▶ [GIVEN INSTRUCTION]: Say how many lines hold the string "this", and nothing more.

▶ [LISTED RECORDS]:
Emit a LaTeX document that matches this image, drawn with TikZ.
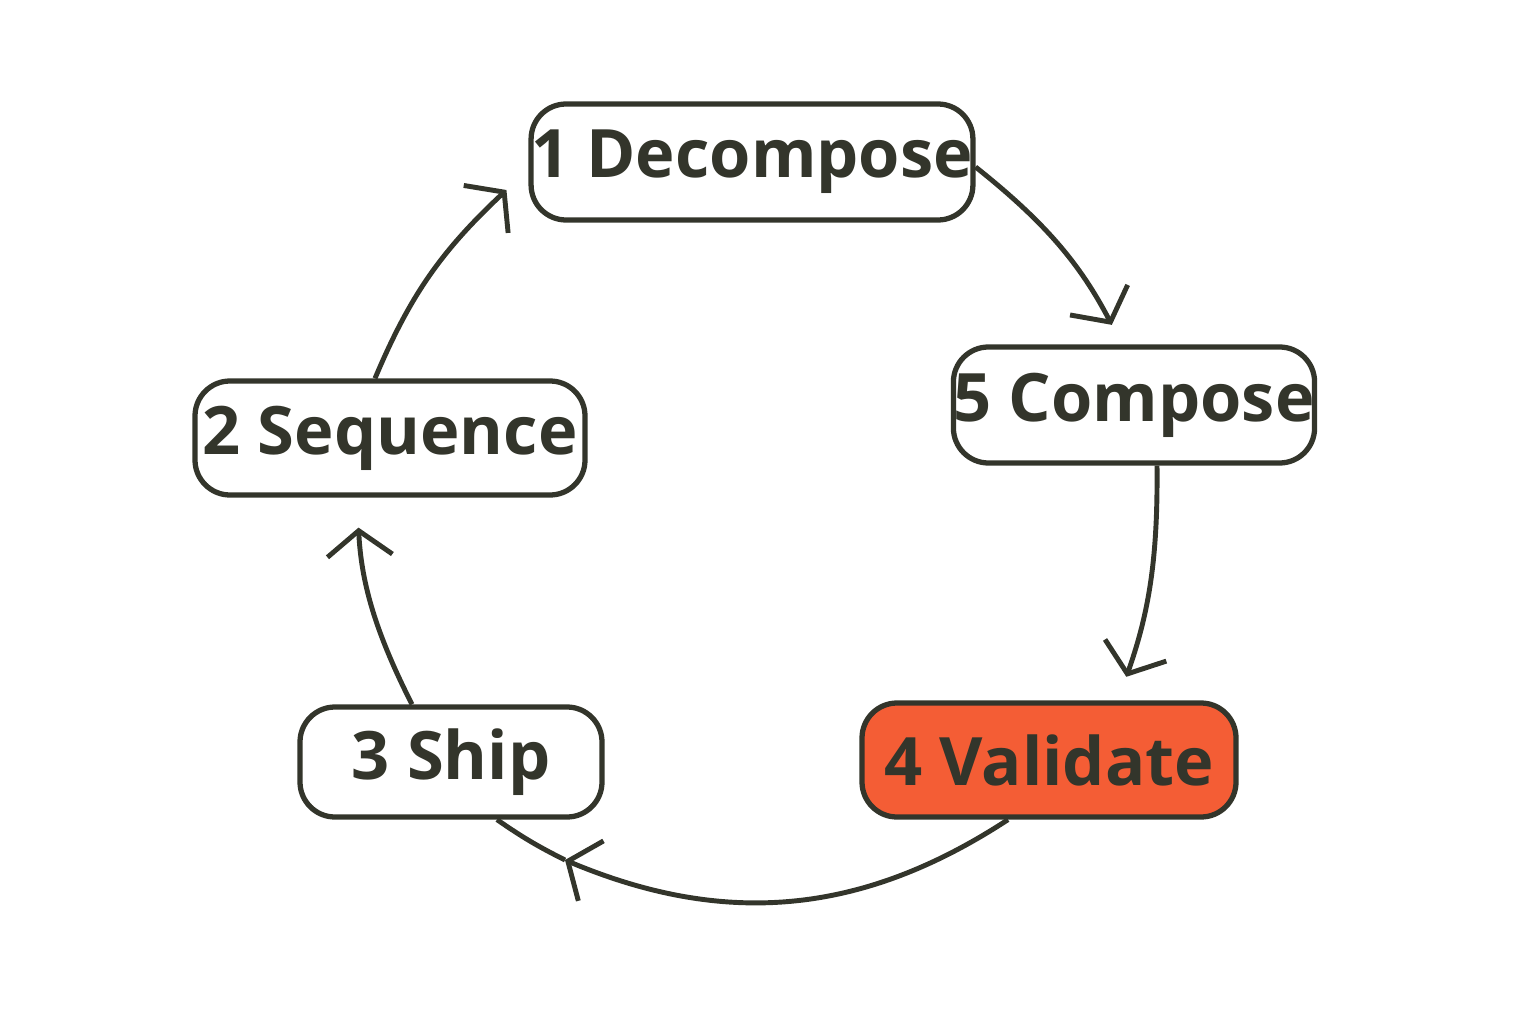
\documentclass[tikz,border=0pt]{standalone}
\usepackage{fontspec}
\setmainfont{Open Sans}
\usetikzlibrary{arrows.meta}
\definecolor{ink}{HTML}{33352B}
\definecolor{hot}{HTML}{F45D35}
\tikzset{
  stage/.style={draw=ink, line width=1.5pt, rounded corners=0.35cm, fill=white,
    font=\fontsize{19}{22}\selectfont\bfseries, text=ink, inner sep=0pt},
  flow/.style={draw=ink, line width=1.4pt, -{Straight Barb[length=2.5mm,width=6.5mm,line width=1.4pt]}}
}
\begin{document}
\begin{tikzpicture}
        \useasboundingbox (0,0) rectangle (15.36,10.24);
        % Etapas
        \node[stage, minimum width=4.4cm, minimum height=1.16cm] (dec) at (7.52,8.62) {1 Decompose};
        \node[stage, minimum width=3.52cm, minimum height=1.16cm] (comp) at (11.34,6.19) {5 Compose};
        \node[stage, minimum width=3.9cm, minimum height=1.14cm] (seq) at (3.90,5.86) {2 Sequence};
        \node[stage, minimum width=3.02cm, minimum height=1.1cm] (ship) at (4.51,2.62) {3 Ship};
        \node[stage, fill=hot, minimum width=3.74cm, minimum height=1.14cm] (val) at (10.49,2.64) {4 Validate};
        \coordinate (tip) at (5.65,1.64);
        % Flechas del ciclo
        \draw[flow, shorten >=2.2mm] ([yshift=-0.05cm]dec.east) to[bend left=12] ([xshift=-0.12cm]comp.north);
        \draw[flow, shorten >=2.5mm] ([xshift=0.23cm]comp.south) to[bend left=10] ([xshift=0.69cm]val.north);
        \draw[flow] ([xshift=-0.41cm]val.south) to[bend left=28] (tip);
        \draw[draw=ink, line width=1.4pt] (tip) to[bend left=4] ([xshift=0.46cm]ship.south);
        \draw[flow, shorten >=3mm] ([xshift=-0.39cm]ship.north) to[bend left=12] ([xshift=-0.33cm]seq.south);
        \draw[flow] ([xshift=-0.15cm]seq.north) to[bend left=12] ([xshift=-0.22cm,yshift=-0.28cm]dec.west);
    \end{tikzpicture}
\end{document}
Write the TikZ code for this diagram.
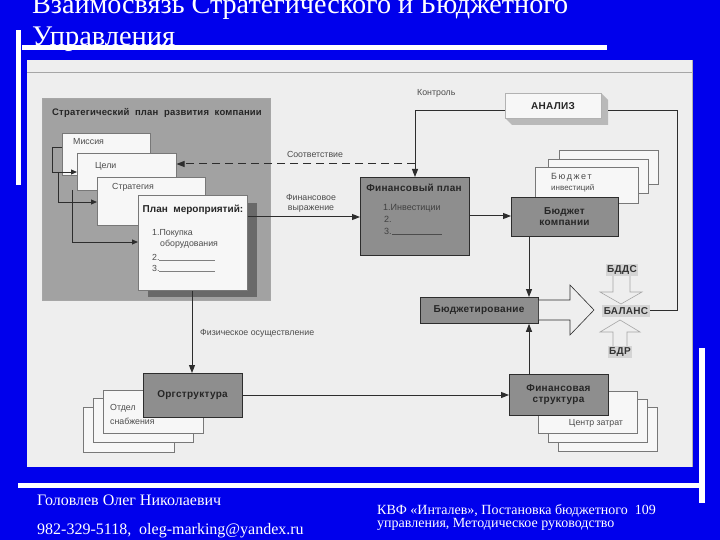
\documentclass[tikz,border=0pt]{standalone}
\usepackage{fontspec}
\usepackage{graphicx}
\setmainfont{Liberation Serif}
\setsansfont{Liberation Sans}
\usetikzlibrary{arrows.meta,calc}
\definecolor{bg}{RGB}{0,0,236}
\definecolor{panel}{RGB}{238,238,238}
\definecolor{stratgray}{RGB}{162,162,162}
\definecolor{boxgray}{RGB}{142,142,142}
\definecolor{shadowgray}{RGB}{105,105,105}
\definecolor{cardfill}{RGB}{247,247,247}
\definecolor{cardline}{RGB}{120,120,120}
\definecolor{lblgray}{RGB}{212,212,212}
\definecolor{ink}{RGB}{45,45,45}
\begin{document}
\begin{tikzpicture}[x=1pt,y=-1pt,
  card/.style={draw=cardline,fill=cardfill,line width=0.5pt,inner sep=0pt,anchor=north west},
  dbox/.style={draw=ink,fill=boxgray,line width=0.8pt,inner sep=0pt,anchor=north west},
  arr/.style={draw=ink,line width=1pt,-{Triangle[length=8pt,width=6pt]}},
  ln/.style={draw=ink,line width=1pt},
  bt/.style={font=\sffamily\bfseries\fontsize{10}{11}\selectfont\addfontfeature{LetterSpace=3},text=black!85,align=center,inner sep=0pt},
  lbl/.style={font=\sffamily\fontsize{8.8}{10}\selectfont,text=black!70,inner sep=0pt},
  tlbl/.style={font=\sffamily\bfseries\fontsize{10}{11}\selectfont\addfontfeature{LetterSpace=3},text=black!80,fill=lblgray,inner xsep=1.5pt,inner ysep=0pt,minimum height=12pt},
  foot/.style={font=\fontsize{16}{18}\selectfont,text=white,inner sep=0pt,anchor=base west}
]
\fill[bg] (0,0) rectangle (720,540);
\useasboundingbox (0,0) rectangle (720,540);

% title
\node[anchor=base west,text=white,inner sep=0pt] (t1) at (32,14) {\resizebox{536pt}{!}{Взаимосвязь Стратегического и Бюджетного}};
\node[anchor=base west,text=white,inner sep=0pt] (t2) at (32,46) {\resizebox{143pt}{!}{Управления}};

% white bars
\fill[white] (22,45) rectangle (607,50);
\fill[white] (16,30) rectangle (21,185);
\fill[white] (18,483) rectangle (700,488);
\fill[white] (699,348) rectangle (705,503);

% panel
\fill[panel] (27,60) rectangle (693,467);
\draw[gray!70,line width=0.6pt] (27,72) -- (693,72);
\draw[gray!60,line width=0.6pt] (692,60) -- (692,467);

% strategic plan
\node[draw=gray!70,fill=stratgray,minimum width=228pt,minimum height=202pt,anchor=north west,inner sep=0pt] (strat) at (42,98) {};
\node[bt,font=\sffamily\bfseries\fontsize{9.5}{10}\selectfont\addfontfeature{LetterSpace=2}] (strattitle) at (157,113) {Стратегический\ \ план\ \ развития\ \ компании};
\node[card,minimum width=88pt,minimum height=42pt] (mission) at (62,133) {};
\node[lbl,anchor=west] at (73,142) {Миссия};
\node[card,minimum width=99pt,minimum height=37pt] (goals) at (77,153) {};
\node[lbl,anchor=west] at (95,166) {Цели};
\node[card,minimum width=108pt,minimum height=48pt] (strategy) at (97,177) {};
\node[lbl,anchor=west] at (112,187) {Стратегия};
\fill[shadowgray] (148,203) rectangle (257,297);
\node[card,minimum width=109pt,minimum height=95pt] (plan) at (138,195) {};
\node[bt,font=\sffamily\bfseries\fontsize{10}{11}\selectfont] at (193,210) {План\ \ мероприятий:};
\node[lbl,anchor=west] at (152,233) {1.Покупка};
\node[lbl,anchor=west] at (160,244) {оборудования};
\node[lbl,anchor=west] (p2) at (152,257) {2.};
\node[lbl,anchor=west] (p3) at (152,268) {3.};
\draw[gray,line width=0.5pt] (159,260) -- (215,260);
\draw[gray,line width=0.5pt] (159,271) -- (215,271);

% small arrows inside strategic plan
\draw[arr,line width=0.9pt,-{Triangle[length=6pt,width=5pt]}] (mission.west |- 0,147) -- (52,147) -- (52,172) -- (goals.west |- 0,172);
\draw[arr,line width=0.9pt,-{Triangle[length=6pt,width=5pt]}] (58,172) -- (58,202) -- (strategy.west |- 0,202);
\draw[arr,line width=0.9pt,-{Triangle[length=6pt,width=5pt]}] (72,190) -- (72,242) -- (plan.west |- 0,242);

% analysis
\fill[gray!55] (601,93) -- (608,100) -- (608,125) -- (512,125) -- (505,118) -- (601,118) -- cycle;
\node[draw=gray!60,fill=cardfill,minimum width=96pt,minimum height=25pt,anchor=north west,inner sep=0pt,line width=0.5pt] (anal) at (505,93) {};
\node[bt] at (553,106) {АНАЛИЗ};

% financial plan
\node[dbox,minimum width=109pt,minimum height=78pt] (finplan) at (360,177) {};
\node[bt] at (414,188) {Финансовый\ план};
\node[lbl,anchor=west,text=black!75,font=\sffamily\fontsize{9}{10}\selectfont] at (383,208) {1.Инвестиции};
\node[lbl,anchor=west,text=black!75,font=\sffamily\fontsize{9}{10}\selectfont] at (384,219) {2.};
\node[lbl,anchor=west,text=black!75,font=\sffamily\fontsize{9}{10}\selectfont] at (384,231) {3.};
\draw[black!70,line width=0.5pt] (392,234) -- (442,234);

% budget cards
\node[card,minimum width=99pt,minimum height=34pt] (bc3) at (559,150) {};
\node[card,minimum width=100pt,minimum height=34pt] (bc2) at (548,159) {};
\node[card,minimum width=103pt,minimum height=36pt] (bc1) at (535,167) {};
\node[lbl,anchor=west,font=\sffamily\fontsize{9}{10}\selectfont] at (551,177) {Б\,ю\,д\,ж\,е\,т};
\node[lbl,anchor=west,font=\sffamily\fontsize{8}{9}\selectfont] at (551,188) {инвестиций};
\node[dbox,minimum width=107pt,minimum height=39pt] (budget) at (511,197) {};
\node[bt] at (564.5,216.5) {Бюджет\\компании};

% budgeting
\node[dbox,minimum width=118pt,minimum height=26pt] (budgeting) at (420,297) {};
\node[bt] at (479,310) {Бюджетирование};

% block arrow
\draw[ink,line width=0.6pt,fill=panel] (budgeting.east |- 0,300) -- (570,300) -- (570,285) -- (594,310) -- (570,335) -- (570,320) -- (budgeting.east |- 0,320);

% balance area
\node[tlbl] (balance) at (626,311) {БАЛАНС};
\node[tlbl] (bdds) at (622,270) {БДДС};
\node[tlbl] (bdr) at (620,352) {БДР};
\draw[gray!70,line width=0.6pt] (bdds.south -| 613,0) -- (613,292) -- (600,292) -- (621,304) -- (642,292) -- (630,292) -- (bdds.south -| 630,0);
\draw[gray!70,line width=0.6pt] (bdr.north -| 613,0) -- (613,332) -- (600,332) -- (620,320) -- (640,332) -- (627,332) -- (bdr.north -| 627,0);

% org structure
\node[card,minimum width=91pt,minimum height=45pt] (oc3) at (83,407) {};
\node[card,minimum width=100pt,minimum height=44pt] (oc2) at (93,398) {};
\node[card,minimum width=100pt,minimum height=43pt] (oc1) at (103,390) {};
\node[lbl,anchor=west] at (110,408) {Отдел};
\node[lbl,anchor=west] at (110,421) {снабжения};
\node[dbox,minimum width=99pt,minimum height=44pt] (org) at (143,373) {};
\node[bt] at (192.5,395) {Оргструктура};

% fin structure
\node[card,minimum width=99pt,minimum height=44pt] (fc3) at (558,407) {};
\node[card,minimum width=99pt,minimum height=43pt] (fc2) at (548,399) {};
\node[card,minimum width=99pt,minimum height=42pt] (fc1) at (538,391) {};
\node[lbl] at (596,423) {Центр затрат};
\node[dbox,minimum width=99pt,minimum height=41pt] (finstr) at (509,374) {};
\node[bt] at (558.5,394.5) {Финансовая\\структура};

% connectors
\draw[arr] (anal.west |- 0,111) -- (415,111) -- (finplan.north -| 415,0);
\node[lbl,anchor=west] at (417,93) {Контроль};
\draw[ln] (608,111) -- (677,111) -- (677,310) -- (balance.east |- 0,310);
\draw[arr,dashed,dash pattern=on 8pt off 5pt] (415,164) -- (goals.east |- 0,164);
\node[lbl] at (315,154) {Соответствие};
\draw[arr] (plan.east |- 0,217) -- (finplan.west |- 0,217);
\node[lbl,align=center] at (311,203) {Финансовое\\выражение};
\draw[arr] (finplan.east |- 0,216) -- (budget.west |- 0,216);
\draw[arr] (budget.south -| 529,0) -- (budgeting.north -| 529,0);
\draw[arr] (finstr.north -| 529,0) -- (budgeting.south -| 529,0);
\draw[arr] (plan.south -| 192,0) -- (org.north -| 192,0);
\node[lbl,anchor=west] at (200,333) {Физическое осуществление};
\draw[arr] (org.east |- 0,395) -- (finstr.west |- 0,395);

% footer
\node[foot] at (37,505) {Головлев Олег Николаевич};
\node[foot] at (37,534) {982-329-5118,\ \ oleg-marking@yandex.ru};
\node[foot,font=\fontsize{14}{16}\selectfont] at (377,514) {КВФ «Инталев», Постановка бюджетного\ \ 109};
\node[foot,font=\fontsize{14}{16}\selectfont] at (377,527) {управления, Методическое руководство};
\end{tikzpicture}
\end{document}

▶ [THE SOLUTION]: 2